REPUBLIKA.CO.ID, CANBERRA -- Ambisi Perdana Menteri interim Australia Kevin Rudd untuk mengambil alih kekuasaan di Canberra tampak mengalami jalan terjal. Jajak pendapat menunjukkan, keterpilihan Partai Buruh dalam pemilihan nasional mendatang tidak bisa mengimbangi Partai Konservatif.
Jajak pendapat Newspoll di Australian Newspaper memprediksi koalisi oposisi akan meraup 54 persen suara nasional.

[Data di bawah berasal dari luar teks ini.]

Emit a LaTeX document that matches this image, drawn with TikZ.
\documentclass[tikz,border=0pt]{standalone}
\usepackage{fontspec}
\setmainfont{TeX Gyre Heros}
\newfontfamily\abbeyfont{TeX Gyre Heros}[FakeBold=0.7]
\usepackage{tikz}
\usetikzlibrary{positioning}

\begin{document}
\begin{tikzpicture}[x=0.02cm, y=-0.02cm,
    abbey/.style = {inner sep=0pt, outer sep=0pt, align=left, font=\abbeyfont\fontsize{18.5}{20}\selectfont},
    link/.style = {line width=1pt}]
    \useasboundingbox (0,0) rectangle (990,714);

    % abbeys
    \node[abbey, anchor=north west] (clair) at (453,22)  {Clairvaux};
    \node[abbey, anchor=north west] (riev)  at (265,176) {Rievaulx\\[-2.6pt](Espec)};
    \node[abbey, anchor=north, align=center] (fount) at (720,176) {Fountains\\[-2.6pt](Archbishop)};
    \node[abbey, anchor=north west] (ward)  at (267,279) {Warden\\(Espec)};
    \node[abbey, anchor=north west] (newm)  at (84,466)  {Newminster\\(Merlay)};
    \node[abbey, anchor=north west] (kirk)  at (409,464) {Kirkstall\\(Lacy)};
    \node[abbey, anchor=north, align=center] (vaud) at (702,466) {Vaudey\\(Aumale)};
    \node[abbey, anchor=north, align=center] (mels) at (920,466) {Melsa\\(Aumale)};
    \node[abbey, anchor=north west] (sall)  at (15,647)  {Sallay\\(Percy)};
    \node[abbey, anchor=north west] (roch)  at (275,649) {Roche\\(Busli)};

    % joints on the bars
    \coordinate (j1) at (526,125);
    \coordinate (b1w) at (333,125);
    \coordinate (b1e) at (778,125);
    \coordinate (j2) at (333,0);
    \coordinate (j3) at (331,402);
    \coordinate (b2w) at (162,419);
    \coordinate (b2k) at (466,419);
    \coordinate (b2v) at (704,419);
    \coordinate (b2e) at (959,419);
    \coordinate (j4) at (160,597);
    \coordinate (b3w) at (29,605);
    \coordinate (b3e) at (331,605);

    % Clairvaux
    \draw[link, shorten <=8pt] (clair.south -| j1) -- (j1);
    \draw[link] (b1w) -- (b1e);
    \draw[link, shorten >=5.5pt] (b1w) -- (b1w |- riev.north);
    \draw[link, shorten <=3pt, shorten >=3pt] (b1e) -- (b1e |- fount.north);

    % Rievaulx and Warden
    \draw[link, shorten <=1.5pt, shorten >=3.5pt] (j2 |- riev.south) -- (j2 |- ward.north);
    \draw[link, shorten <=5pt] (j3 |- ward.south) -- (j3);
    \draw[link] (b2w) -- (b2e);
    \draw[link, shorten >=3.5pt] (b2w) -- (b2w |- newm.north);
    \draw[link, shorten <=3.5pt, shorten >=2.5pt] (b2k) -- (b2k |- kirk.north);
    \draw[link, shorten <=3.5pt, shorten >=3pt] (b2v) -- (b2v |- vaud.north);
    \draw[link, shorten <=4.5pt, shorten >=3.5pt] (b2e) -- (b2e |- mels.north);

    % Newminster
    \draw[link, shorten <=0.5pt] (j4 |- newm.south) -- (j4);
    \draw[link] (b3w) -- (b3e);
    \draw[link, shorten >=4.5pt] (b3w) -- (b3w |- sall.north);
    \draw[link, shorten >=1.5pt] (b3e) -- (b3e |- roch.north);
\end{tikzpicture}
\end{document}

Sedangkan Partai Buruh harus kerja keras meningkatkan popularitas kebijakannya karena hanya memperoleh 46 persen.
Newspoll mengatakan, kembalinya Rudd ke pentas politik ternyata tidak membuat Partai Buruh sembuh dari resesi kepercayaan publik. Dikatakan, ketenaran Tonny Abbot yang diusung oposisi lebih membuat pemilih percaya. Apalagi baru-baru ini perang opini kebijakan ekonomi makin memojokkan Rudd yang dihujat lantaran iklan di televisi yang menyerang Abbot.
Dalam iklan tersebut Rudd mengatakan rencana Partai Konservatif memotong tarif pajak bagi perusahaan untuk mengeluarkan Australia dari krisis ekonomi adalah bunuh diri. Sebuah kebijakan yang menurut Rudd akan mematikan kelompok menengah dan pekerja. Bagi Rudd pemotongan pajak adalah kebijakan tidak populer di masyarakat. Tapi iklan tersebut malah semakin membuat Rudd tidak dipercaya. Newspoll mencatat ketidakpuasan pemilih mencapai 54 persen.

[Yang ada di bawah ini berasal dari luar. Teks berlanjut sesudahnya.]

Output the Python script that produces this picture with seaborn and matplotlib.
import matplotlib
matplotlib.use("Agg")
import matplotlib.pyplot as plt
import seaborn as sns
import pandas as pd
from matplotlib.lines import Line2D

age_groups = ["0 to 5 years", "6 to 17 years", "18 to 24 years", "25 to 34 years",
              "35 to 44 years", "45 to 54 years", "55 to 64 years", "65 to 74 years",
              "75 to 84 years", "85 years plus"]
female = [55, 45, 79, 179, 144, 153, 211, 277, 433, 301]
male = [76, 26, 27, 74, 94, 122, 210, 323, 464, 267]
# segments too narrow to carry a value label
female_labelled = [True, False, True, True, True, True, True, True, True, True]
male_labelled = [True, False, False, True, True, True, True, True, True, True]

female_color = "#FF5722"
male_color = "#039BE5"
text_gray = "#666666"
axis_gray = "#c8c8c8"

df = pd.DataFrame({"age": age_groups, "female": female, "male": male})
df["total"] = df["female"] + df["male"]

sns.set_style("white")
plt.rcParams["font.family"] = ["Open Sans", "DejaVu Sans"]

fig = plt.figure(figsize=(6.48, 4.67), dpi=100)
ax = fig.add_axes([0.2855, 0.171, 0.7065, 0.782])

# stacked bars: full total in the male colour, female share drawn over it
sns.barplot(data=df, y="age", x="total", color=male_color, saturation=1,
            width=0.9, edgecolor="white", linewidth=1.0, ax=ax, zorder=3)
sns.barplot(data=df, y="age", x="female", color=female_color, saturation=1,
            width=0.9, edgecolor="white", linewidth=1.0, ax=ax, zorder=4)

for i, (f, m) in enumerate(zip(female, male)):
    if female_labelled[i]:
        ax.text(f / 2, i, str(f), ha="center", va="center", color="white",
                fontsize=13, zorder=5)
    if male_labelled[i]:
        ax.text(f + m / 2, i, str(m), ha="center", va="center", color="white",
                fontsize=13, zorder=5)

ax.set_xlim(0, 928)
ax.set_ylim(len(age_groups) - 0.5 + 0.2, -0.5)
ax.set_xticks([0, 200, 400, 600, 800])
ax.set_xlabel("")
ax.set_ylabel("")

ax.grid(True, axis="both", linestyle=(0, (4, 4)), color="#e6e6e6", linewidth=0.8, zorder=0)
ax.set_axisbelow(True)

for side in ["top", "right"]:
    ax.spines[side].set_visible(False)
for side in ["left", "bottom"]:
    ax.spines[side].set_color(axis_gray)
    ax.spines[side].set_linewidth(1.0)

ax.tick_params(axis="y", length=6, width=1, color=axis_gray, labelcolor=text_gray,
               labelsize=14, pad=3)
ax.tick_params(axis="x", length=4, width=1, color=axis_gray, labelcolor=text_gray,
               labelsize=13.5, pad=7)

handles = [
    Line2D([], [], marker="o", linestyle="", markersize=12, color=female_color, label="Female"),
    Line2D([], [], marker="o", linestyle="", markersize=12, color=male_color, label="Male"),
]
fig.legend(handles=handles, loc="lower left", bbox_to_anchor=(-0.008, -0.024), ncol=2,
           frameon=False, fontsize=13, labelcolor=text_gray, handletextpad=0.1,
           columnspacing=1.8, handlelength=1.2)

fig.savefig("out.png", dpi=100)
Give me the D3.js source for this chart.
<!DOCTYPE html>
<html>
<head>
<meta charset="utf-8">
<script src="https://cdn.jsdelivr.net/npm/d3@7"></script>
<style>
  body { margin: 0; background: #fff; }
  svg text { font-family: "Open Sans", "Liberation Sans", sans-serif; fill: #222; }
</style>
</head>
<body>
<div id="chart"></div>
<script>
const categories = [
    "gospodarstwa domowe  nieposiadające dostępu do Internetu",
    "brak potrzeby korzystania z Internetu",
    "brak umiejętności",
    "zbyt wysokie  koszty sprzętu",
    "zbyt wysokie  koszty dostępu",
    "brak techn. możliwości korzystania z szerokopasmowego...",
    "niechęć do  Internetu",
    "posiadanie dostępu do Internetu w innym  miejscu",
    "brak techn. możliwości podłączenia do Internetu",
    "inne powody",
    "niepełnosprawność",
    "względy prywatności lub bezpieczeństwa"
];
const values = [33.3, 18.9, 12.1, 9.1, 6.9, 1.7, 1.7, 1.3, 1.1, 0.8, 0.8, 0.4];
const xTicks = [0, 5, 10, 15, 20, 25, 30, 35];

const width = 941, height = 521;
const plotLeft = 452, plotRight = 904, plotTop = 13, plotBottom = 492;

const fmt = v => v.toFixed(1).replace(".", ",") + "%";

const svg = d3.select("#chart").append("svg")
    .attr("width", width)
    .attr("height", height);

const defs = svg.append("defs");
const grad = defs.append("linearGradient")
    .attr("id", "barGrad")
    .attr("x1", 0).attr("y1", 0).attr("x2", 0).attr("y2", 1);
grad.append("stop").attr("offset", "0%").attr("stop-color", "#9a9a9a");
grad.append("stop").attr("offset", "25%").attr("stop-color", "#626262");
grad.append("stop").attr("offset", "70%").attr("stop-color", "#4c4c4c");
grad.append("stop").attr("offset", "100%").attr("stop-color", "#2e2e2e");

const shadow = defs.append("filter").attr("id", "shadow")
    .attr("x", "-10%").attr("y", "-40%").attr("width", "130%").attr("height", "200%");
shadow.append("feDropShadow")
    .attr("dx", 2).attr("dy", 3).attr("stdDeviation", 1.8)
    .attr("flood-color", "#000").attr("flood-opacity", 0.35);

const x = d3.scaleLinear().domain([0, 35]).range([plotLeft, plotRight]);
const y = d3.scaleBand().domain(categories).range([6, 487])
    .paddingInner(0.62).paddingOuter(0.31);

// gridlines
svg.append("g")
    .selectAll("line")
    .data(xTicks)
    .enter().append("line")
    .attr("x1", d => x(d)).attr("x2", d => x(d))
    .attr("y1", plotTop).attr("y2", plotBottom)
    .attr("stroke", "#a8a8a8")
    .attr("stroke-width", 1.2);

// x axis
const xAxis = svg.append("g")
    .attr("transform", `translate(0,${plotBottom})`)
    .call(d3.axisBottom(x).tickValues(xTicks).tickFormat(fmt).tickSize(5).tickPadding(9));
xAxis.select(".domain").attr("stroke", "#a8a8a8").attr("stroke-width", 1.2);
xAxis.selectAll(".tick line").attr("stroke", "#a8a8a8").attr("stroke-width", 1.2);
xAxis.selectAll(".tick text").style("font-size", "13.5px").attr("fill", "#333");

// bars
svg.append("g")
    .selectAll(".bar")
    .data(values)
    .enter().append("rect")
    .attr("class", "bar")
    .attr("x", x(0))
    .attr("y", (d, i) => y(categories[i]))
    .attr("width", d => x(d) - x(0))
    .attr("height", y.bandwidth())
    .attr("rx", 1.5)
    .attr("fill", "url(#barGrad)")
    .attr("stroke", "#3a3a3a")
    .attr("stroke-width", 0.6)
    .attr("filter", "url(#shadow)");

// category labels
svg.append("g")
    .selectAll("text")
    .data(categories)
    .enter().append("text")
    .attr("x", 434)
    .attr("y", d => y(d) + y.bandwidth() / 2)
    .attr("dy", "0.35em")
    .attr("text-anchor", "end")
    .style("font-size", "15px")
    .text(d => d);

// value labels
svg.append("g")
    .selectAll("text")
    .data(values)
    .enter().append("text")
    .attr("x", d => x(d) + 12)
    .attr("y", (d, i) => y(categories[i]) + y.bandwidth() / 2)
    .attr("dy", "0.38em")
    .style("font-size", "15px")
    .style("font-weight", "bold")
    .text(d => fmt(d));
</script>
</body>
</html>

Australia akan melakukan pemilihan nasional 7 September mendatang. Partai Buruh yang selama ini berkuasa harus bertarung keras melawan Partai Konservatif. Partai Buruh menyokong Rudd, mantan perdana menteri 2007-2010 yang turun gunung.

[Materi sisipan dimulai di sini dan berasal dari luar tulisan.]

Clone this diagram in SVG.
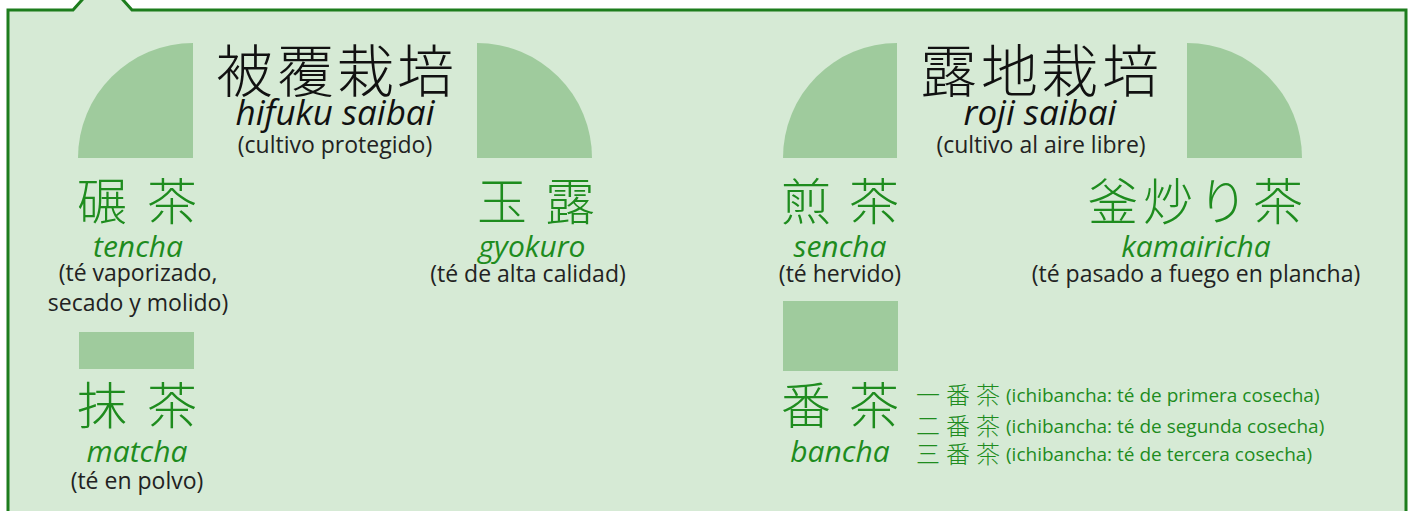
<svg xmlns="http://www.w3.org/2000/svg" width="1413" height="511" viewBox="0 0 1413 511">
<style>
.bg{fill:#d6ead5;stroke:#1d7d1d;stroke-width:3}
.sh{fill:#9fcb9d}
.kt{font-family:"Noto Sans CJK JP","Noto Sans CJK SC",sans-serif;font-weight:300;font-size:57px;fill:#111}
.kg{font-family:"Noto Sans CJK JP","Noto Sans CJK SC",sans-serif;font-weight:300;font-size:50px;fill:#1e8c1e}
.ks{font-family:"Noto Sans CJK JP","Noto Sans CJK SC",sans-serif;font-weight:300;font-size:24px;fill:#1e8c1e}
.rt{font-family:"Open Sans","Noto Sans",sans-serif;font-style:italic;font-weight:500;font-size:35px;fill:#111;text-anchor:middle}
.rg{font-family:"Open Sans","Noto Sans",sans-serif;font-style:italic;font-size:30px;fill:#1e8c1e;text-anchor:middle}
.d{font-family:"Open Sans","Noto Sans",sans-serif;font-size:23px;fill:#222;text-anchor:middle}
.l{font-family:"Open Sans","Noto Sans",sans-serif;font-size:19px;fill:#1e8c1e}
</style>
<path class="bg" d="M8,530 L8,10 L73,10 L102.5,-23 L132,10 L1406,10 L1406,530 Z"/>
<g id="shapes">
<path class="sh" d="M193,158 H78 A115,115 0 0 1 193,43 Z"/>
<path class="sh" d="M477,158 V43 A115,115 0 0 1 592,158 Z"/>
<path class="sh" d="M897,158 H783 A114,115 0 0 1 897,43 Z"/>
<path class="sh" d="M1187,158 V43 A115,115 0 0 1 1302,158 Z"/>
<rect class="sh" x="79" y="332" width="115" height="37"/>
<rect class="sh" x="783" y="301" width="115" height="70"/>
</g>
<g id="hifuku">
<text class="kt" x="216 277 337 397" y="92">被覆栽培</text>
<text class="rt" x="335" y="125">hifuku saibai</text>
<text class="d" x="335" y="153">(cultivo protegido)</text>
</g>
<g id="roji">
<text class="kt" x="920 981 1041 1102" y="92">露地栽培</text>
<text class="rt" x="1040" y="125">roji saibai</text>
<text class="d" x="1041" y="153">(cultivo al aire libre)</text>
</g>
<g id="tencha">
<text class="kg" x="77 147" y="220">碾茶</text>
<text class="rg" x="138" y="257">tencha</text>
<text class="d" x="138" y="281">(té vaporizado,</text>
<text class="d" x="138" y="311">secado y molido)</text>
</g>
<g id="gyokuro">
<text class="kg" x="477 545" y="220">玉露</text>
<text class="rg" x="532" y="257">gyokuro</text>
<text class="d" x="528" y="282">(té de alta calidad)</text>
</g>
<g id="sencha">
<text class="kg" x="781 849" y="220">煎茶</text>
<text class="rg" x="840" y="257">sencha</text>
<text class="d" x="840" y="282">(té hervido)</text>
</g>
<g id="kamairicha">
<text class="kg" x="1088 1143 1198 1253" y="220">釜炒り茶</text>
<text class="rg" x="1196" y="257">kamairicha</text>
<text class="d" x="1196" y="282">(té pasado a fuego en plancha)</text>
</g>
<g id="matcha">
<text class="kg" x="77 147" y="424">抹茶</text>
<text class="rg" x="137" y="462">matcha</text>
<text class="d" x="137" y="489">(té en polvo)</text>
</g>
<g id="bancha">
<text class="kg" x="781 849" y="424">番茶</text>
<text class="rg" x="840" y="462">bancha</text>
<text class="ks" x="916 946 976" y="404">一番茶</text>
<text class="l" x="1006" y="402">(ichibancha: té de primera cosecha)</text>
<text class="ks" x="916 946 976" y="435">二番茶</text>
<text class="l" x="1006" y="433">(ichibancha: té de segunda cosecha)</text>
<text class="ks" x="916 946 976" y="463">三番茶</text>
<text class="l" x="1006" y="461">(ichibancha: té de tercera cosecha)</text>
</g>
</svg>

Kemunculan Rudd setelah mengalahkan Julian Gillard dalam pemilihan ketua partai beberapa bulan lalu. Gillard dianggap gagal mengembalikan kepercayaan pemilih semasa menjadi perdana menteri perempuan pertama bagi Negeri Kanguru era 2010-2013. Pemilihan nasional di Australia akan menentukan komposisi 150 kursi di Rumah Parlemen. Saat ini Partai Buruh masih menguasai 89 kursi di Majelis Rendah.
Namun Newspoll memprediksi kegagalan Partai Buruh mempertahankan 14 kursi dalam pemilihan mendatang. Reuters mengatakan, dua isu utama menjelang pemilihan yang jadi modal utama keterpilihan. Kedua partai saling membungkam terkait dengan persoalan perekonomian dan kebijakan keimigrasian. Persoalan terakhir menyisakan kebuntuan.
Rudd tidak punya ambisi mengekang kedatangan para pencari suaka dari Laut Indonesia. Partai Buruh mendukung pengaktifan dua rumah detensi di Kepulauan Nauru dan Papua Nugini. Berbeda, Abbot mengkampanyekan agar semua manusia perahu dilarang masuk perairan Australia dan mengembalikannya ke perairan Indonesia.
Persoalan perekonomian juga membuat keduanya bersitegang. Abbot punya regulasi pemotongan 30 persen pajak bagi perusahaan untuk meningkatkan daya saing. Sementara Rudd berharap agar kenaikan pajak nasional harus mencapai 2,5 persen tahun depan.
"Partai Buruh sudah putus asa memerintah. Tetapi mereka brilian untuk duduk di kursi oposisi. Pemilu kali ini akan penuh pertarungan," kata Abbot.